Paola Meneganti
Torna la questione aborto e legge 194, secondo cicli che poco hanno a che vedere con la realtà a cui tale questione rimanda, ma molto con la polemica tra partiti, dentro i partiti, dentro il governo, tra governo ed opposizione, nell’ennesimo teatrino parapolitico. Si parla di aborto: quindi di vita, di morte, del corpo a corpo tra madre e figlio, di sessualità e di desiderio. Si parla di aborto e si legge della “trasversalità” degli schieramenti in campo: Tizio sta con Caia, con B si schiera A. Che vergogna.
Proviamo a ragionare.
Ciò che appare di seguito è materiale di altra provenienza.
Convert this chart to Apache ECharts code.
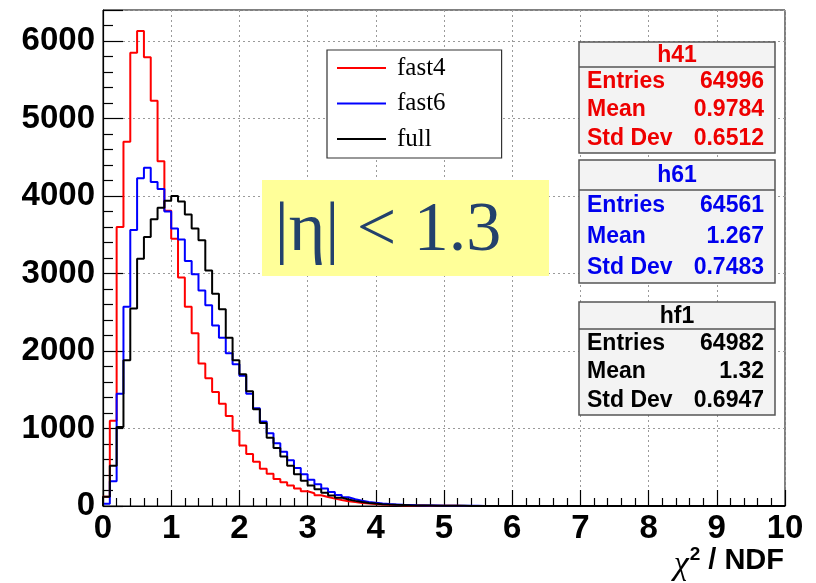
<!DOCTYPE html>
<html>
<head>
<meta charset="utf-8">
<script src="https://cdn.jsdelivr.net/npm/echarts@6/dist/echarts.min.js"></script>
<style>
  html, body { margin: 0; padding: 0; background: #ffffff; }
  #chart { width: 816px; height: 583px; }
</style>
</head>
<body>
<div id="chart"></div>
<script>
// Histogram binning: 100 bins of width 0.1 over chi2/NDF in [0, 10]
const BIN_WIDTH = 0.1;
const X_MIN = 0;
const X_MAX = 10;

// Bin contents, one value per bin starting at x = 0
const fast4 = [
  120, 1100, 3600, 4700, 5850, 6130, 5790, 5230, 4450, 3810,
  3450, 2950, 2570, 2230, 1840, 1650, 1470, 1320, 1160, 970,
  780, 670, 570, 480, 415, 350, 305, 265, 225, 190,
  165, 138, 115, 95, 78, 62, 50, 40, 32, 26,
  20, 16, 13, 10, 8, 6, 5, 4, 3, 3,
  2, 2, 1, 1, 1, 1, 1, 0, 1, 0,
  0, 0, 1, 0, 0, 0, 0, 0, 0, 0,
  0, 0, 0, 0, 0, 0, 0, 0, 0, 0,
  0, 0, 0, 0, 0, 0, 0, 0, 0, 0,
  0, 0, 0, 0, 0, 0, 0, 0, 0, 0
];
const fast6 = [
  30, 320, 1450, 2570, 3560, 4230, 4365, 4180, 4090, 3800,
  3580, 3440, 3160, 2990, 2780, 2590, 2330, 2170, 1970, 1830,
  1680, 1450, 1260, 1090, 940, 810, 700, 590, 490, 410,
  340, 280, 225, 180, 142, 112, 88, 68, 53, 41,
  32, 25, 20, 15, 12, 9, 7, 6, 5, 4,
  3, 3, 2, 2, 2, 1, 1, 1, 1, 1,
  1, 0, 1, 0, 0, 1, 0, 0, 0, 0,
  0, 0, 0, 0, 1, 0, 0, 0, 0, 0,
  0, 0, 0, 0, 0, 0, 0, 0, 0, 0,
  0, 0, 0, 0, 0, 0, 0, 0, 0, 0
];
const full = [
  120, 520, 1020, 1880, 2550, 3190, 3470, 3700, 3850, 3940,
  4000, 3930, 3760, 3580, 3430, 3040, 2740, 2540, 2170, 1880,
  1700, 1480, 1250, 1070, 880, 750, 640, 520, 410, 325,
  265, 215, 172, 136, 108, 85, 66, 51, 40, 31,
  24, 19, 15, 12, 9, 7, 6, 5, 4, 3,
  2, 2, 2, 1, 1, 1, 1, 0, 1, 0,
  0, 0, 0, 1, 0, 0, 0, 0, 0, 0,
  0, 0, 0, 0, 0, 0, 0, 0, 0, 0,
  0, 0, 0, 0, 0, 0, 0, 0, 0, 0,
  0, 0, 0, 0, 0, 0, 0, 0, 0, 0
];

const seriesNames = ['fast4', 'fast6', 'full'];
const seriesColors = ['#ff0000', '#0000ff', '#000000'];

// Statistics boxes
const statTitles = ['h41', 'h61', 'hf1'];
const statLabels = ['Entries', 'Mean', 'Std Dev'];
const statEntries = ['64996', '64561', '64982'];
const statMeans = ['0.9784', '1.267', '1.32'];
const statStdDevs = ['0.6512', '0.7483', '0.6947'];
const statColors = ['#ee0000', '#0000ee', '#000000'];

const cutLabel = '|\u03b7| < 1.3';

const SANS = "'Liberation Sans', Arial, Helvetica, sans-serif";
const SERIF = "'Liberation Serif', 'Times New Roman', serif";

// Turn bin contents into step-line points at bin lower edges, closed at X_MAX
function toSteps(counts) {
  const pts = [[X_MIN, 0]];
  counts.forEach((v, i) => pts.push([+(X_MIN + i * BIN_WIDTH).toFixed(2), v]));
  pts.push([X_MAX, counts[counts.length - 1]]);
  return pts;
}

const histograms = [fast4, fast6, full];

const chart = echarts.init(document.getElementById('chart'), null, { renderer: 'canvas' });

// Stat box geometry (page pixels)
const boxX = 579, boxW = 196;
const boxLayout = [
  { top: 42, titleBottom: 67, bottom: 153 },
  { top: 160, titleBottom: 190, bottom: 283 },
  { top: 302, titleBottom: 329, bottom: 415 }
];

const graphics = [];

// Highlighted pseudorapidity selection
graphics.push({
  type: 'rect', z: 10,
  shape: { x: 262, y: 180, width: 287, height: 96 },
  style: { fill: '#ffff99' }
});
graphics.push({
  type: 'text', z: 11,
  style: {
    text: cutLabel, x: 388, y: 232,
    fill: '#23416c', fontSize: 70, fontFamily: SERIF,
    align: 'center', verticalAlign: 'middle'
  }
});

statTitles.forEach((title, k) => {
  const L = boxLayout[k];
  const col = statColors[k];
  graphics.push({
    type: 'rect', z: 10,
    shape: { x: boxX, y: L.top, width: boxW, height: L.bottom - L.top },
    style: { fill: '#f3f3f3', stroke: '#555', lineWidth: 1.5 }
  });
  graphics.push({
    type: 'line', z: 11,
    shape: { x1: boxX, y1: L.titleBottom, x2: boxX + boxW, y2: L.titleBottom },
    style: { stroke: '#555', lineWidth: 1.5 }
  });
  graphics.push({
    type: 'text', z: 12,
    style: {
      text: title, x: boxX + boxW / 2, y: (L.top + L.titleBottom) / 2 + 1,
      fill: col, fontSize: 23, fontWeight: 'bold', fontFamily: SANS,
      align: 'center', verticalAlign: 'middle'
    }
  });
  const vals = [statEntries[k], statMeans[k], statStdDevs[k]];
  const rowH = (L.bottom - L.titleBottom) / 3;
  statLabels.forEach((lab, r) => {
    const y = L.titleBottom + rowH * (r + 0.5);
    graphics.push({
      type: 'text', z: 12,
      style: {
        text: lab, x: boxX + 8, y: y,
        fill: col, fontSize: 23, fontWeight: 'bold', fontFamily: SANS,
        align: 'left', verticalAlign: 'middle'
      }
    });
    graphics.push({
      type: 'text', z: 12,
      style: {
        text: vals[r], x: boxX + boxW - 11, y: y,
        fill: col, fontSize: 23, fontWeight: 'bold', fontFamily: SANS,
        align: 'right', verticalAlign: 'middle'
      }
    });
  });
});

// x-axis title
graphics.push({
  type: 'text', z: 12,
  style: {
    text: '{chi|\u03c7}{sup|2}{t| / NDF}',
    x: 784, y: 561, align: 'right', verticalAlign: 'middle',
    rich: {
      chi: { fontSize: 34, fontFamily: SERIF, fill: '#000', fontStyle: 'italic', padding: [8, 0, 0, 0] },
      sup: { fontSize: 19, fontFamily: SANS, fontWeight: 'bold', fill: '#000', padding: [0, 0, 12, 1] },
      t: { fontSize: 29, fontFamily: SANS, fontWeight: 'bold', fill: '#000' }
    }
  }
});

const option = {
  animation: false,
  backgroundColor: '#ffffff',
  grid: {
    left: 103, right: 31, top: 10, bottom: 77,
    show: true, borderColor: '#000', borderWidth: 1, backgroundColor: 'transparent'
  },
  legend: {
    orient: 'vertical', left: 327, top: 50,
    padding: [5, 56, 6, 10], itemGap: 9.5,
    itemWidth: 49, itemHeight: 2,
    icon: 'rect',
    backgroundColor: '#ffffff', borderColor: '#333', borderWidth: 1.2,
    textStyle: { fontFamily: SERIF, fontSize: 25, color: '#000', lineHeight: 26, padding: [0, 0, 0, 6] },
    data: seriesNames
  },
  xAxis: {
    type: 'value', min: X_MIN, max: X_MAX, interval: 1,
    axisLine: { lineStyle: { color: '#000', width: 1.2 } },
    axisTick: { inside: true, length: 16, lineStyle: { color: '#000', width: 1.2 } },
    minorTick: { show: true, splitNumber: 5, length: 8, lineStyle: { color: '#000', width: 1.2 } },
    splitLine: { show: true, lineStyle: { color: '#9a9a9a', width: 1, type: [2, 3] } },
    axisLabel: { color: '#000', fontFamily: SANS, fontWeight: 'bold', fontSize: 33, margin: 6 }
  },
  yAxis: {
    type: 'value', min: 0, max: 6400, interval: 1000,
    axisLine: { show: true, lineStyle: { color: '#000', width: 1.2 } },
    axisTick: { inside: true, length: 20, lineStyle: { color: '#000', width: 1.2 } },
    minorTick: { show: true, splitNumber: 5, length: 10, lineStyle: { color: '#000', width: 1.2 } },
    splitLine: { show: true, lineStyle: { color: '#9a9a9a', width: 1, type: [2, 3] } },
    axisLabel: {
      color: '#000', fontFamily: SANS, fontWeight: 'bold', fontSize: 33, margin: 8,
      showMaxLabel: false, formatter: (v) => String(v)
    }
  },
  graphic: graphics,
  series: histograms.map((h, k) => ({
    name: seriesNames[k],
    type: 'line',
    step: 'end',
    symbol: 'none',
    data: toSteps(h),
    lineStyle: { color: seriesColors[k], width: 2 },
    itemStyle: { color: seriesColors[k] },
    z: 2 + k
  }))
};

chart.setOption(option);
</script>
</body>
</html>
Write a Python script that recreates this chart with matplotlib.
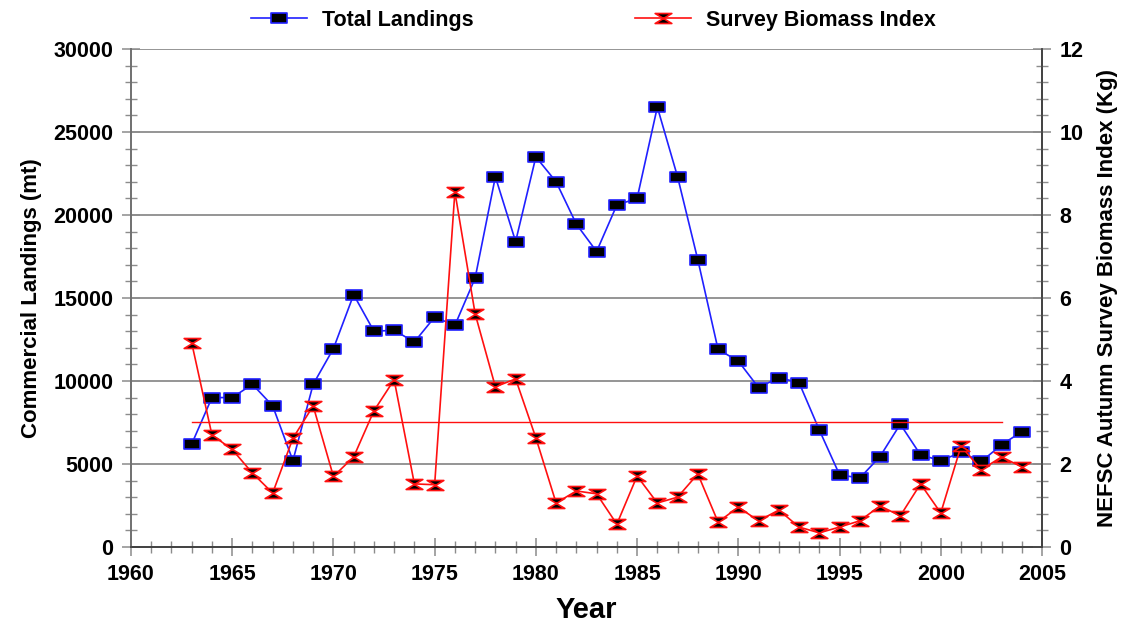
import numpy as np
import matplotlib
matplotlib.use("Agg")
import matplotlib.pyplot as plt
from matplotlib.path import Path
from matplotlib.ticker import MultipleLocator

plt.rcParams['font.family'] = ['Liberation Sans', 'DejaVu Sans']
plt.rcParams['font.weight'] = 'bold'
plt.rcParams['axes.labelweight'] = 'bold'

# data
years = list(range(1963, 2005))
landings = [6200, 9000, 9000, 9800, 8500, 5200, 9800, 11950, 15200, 13000,
            13050, 12350, 13850, 13350, 16200, 22300, 18400, 23500, 22000, 19450,
            17800, 20600, 21000, 26500, 22300, 17300, 11900, 11200, 9600, 10200,
            9900, 7050, 4350, 4150, 5450, 7400, 5550, 5200, 5700, 5150,
            6150, 6950]
biomass = [4.92, 2.70, 2.35, 1.78, 1.30, 2.62, 3.40, 1.70, 2.17, 3.28,
           4.03, 1.52, 1.50, 8.56, 5.62, 3.86, 4.05, 2.63, 1.06, 1.35,
           1.28, 0.55, 1.71, 1.06, 1.20, 1.76, 0.60, 0.96, 0.63, 0.89,
           0.48, 0.34, 0.48, 0.63, 0.99, 0.75, 1.52, 0.82, 2.43, 1.86,
           2.17, 1.93]
ref_years = [1963, 2003]
ref_level = [3.0, 3.0]

# marker shapes
rect = Path([(-1, -0.62), (1, -0.62), (1, 0.62), (-1, 0.62), (-1, -0.62)],
            [Path.MOVETO, Path.LINETO, Path.LINETO, Path.LINETO, Path.CLOSEPOLY])
hourglass = Path([(-1, 0.6), (1, 0.6), (0, 0), (1, -0.6), (-1, -0.6), (0, 0), (-1, 0.6)],
                 [Path.MOVETO] + [Path.LINETO] * 5 + [Path.CLOSEPOLY])

fig = plt.figure(figsize=(11.26, 6.33), dpi=100)
ax = fig.add_axes([0.1163, 0.1359, 0.8091, 0.7867])
ax2 = ax.twinx()

grid_c = '#8c8c8c'
ax.set_xlim(1960, 2005)
ax.set_ylim(0, 30000)
ax2.set_ylim(0, 12)

ax.xaxis.set_major_locator(MultipleLocator(5))
ax.xaxis.set_minor_locator(MultipleLocator(1))
ax.yaxis.set_major_locator(MultipleLocator(5000))
ax.yaxis.set_minor_locator(MultipleLocator(1000))
ax2.yaxis.set_major_locator(MultipleLocator(2))
ax2.yaxis.set_minor_locator(MultipleLocator(0.4))

for y in range(5000, 30001, 5000):
    ax.axhline(y, color=grid_c, lw=1.3, zorder=0)

ax.tick_params(axis='both', which='major', direction='inout', length=13,
               color=grid_c, width=1.1, labelsize=15.5, pad=6)
ax.tick_params(axis='both', which='minor', direction='inout', length=8,
               color=grid_c, width=1.0)
ax2.tick_params(axis='y', which='major', direction='inout', length=13,
                color=grid_c, width=1.1, labelsize=15.5, pad=6)
ax2.tick_params(axis='y', which='minor', direction='inout', length=8,
                color=grid_c, width=1.0)

for a in (ax, ax2):
    a.spines['top'].set_visible(False)
    a.spines['left'].set_color('#707070')
    a.spines['bottom'].set_color('#404040')
    a.spines['right'].set_color('#404040')
    for s in a.spines.values():
        s.set_linewidth(1.2)

ln1, = ax.plot(years, landings, color='#2020ff', lw=1.2, marker=rect,
               markersize=11, markerfacecolor='black', markeredgecolor='#2020ff',
               markeredgewidth=1.2, zorder=3, label='Total Landings')
ln2, = ax2.plot(years, biomass, color='#ff1010', lw=1.2, marker=hourglass,
                markersize=12, markerfacecolor='black', markeredgecolor='#ff1010',
                markeredgewidth=1.2, zorder=3, label='Survey Biomass Index')
ax2.plot(ref_years, ref_level, color='#ff1010', lw=1.0, zorder=2)

ax.set_xlabel('Year', fontsize=21, fontweight='bold', labelpad=8)
ax.set_ylabel('Commercial Landings (mt)', fontsize=16, fontweight='bold', labelpad=8)
ax2.set_ylabel('NEFSC Autumn Survey Biomass Index (Kg)', fontsize=16,
               fontweight='bold', labelpad=10)

fig.legend(handles=[ln1, ln2], loc='center', bbox_to_anchor=(0.527, 0.968),
           ncol=2, frameon=False, fontsize=15.5, handlelength=2.6,
           handletextpad=0.7, columnspacing=7.5, numpoints=1)

fig.savefig('out.png', dpi=100)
Nell’ordinamento giuridico italiano, la legge 194/1978, all’art. 1, afferma che l’interruzione volontaria della gravidanza non è un mezzo per il controllo delle nascite.
I guardiani della morale pubblica e privata fingono di ignorare che, dal 1978 a oggi, il ricorso all’aborto è sceso del 45%. Grazie alla crescita di consapevolezza e di conoscenza della propria sessualità, favorita anche dalla legge che dedica molto del suo contenuto agli strumenti di prevenzione, in primis il ruolo dei consultori (ecco un terreno su cui una pratica politica ed amministrativa seria potrebbe impegnarsi di più).
Non c’è da stupirsi delle posizioni del cardinal Ruini, non nuovo ad accostamenti assai discutibili, come quando mesi fa mise insieme l’aborto e la “pratica di selezione genetica diventata ormai una routine”. Non dimentichiamo poi le furibonde prese di posizione durante la campagna referendaria sulla procreazione medicalmente assistita.
Esponenti dei vari partiti che si erigono a censori, a giudici delle scelte altrui: è assolutamente sconsiderato e assolutamente poco caritatevole utilizzare drammi umani per sostenere posizioni ideologiche.
Ma soprattutto, ancora una volta, secondo un punto di vista che non muta, almeno nelle gerarchie cattoliche e nelle loro espressioni politiche – i distinguo sono necessari, la chiesa cattolica non è certo un monolite – ciò che si nega è la soggettività delle donne nel suo declinarsi in libertà femminile. Quella soggettività che sostanzia il principio regolatore della responsabilità verso il proprio corpo, il corpo dell’altro ed il mondo.
È stata la ministra Pollastrini a ricordare, in questi giorni, l’autonomia e la responsabilità delle donne.
In un testo del 1975, in pieno dibattito sulla legge, Letizia Comba scriveva “tra il concepimento biologico e la maternità ci sono tante e tali mediazioni che non possiamo permetterci facili arrangiamenti decisionali”. Pochi anni dopo, Maria Luisa Boccia parlava del discorso sulla maternità non solo come funzione riproduttiva ma come orientamento alla nutrizione e alla realizzazione di sé attraverso l’altro, come radice del rapporto che la donna ha con se stessa e con il mondo.
Si tratta di punti di vista complessi, che danno conto di un dibattito che fu altrettanto complesso, acceso, doloroso e ricco. Parliamo del necessario grembo psichico, accompagnato al grembo corporeo, che una donna si costruisce man mano che la grande avventura del dar vita ad una creatura nuova cresce nella sua mente e nel suo desiderio – “nella stagione che illumina il viso”, cantava Fabrizio De Andrè – oltre che nel suo corpo. Se, per i motivi di cui solo lei può giudicare, il grembo psichico non può formarsi, una legge civile, nel nostro paese, le consente l’aborto, in modo protetto e sicuro. Le donne si assumono probabilmente da sempre questa responsabilità. Non è cosa nuova, per loro. La stessa chiesa che ha raccolto per anni le loro confessioni dovrebbe saperlo molto bene: è incredibile questa pervicace negazione.
Altri sarebbero i motivi di scandalo: ne nomino alcuni, ovviamente per me. A partire dai sette operai morti atrocemente alla Thyssen Krupp di Torino, in un vero e proprio omicidio sul lavoro, simbolo di tutte le morti sul lavoro, alle situazioni di miseria e degrado che vediamo intorno a noi e a cui non facciamo caso, fino a quando non muoiono quattro bambini rom in un incendio, alla notizia per cui tra i 2,5 e i 4,5 miliardi di euro provenienti dal programma di aiuti alle aree disagiate del paese (legge 488/92) sono finti ad imprenditori disonesti ed alle organizzazioni criminali, prima la mafia.
Inoltre, non si affermerebbe la cultura della vita combattendo l’inquinamento, il traffico impazzito, l’uso dissennato del territorio che porta ad incendi e ad alluvioni, la solitudine, spesso mortale, di poveri, vecchi ed emarginati?
Ritengo che un tentativo di costruire un’etica nuova dovrebbe partire da qui, e non dall’ossessivo interesse per il corpo, la sessualità e le sue libere declinazioni.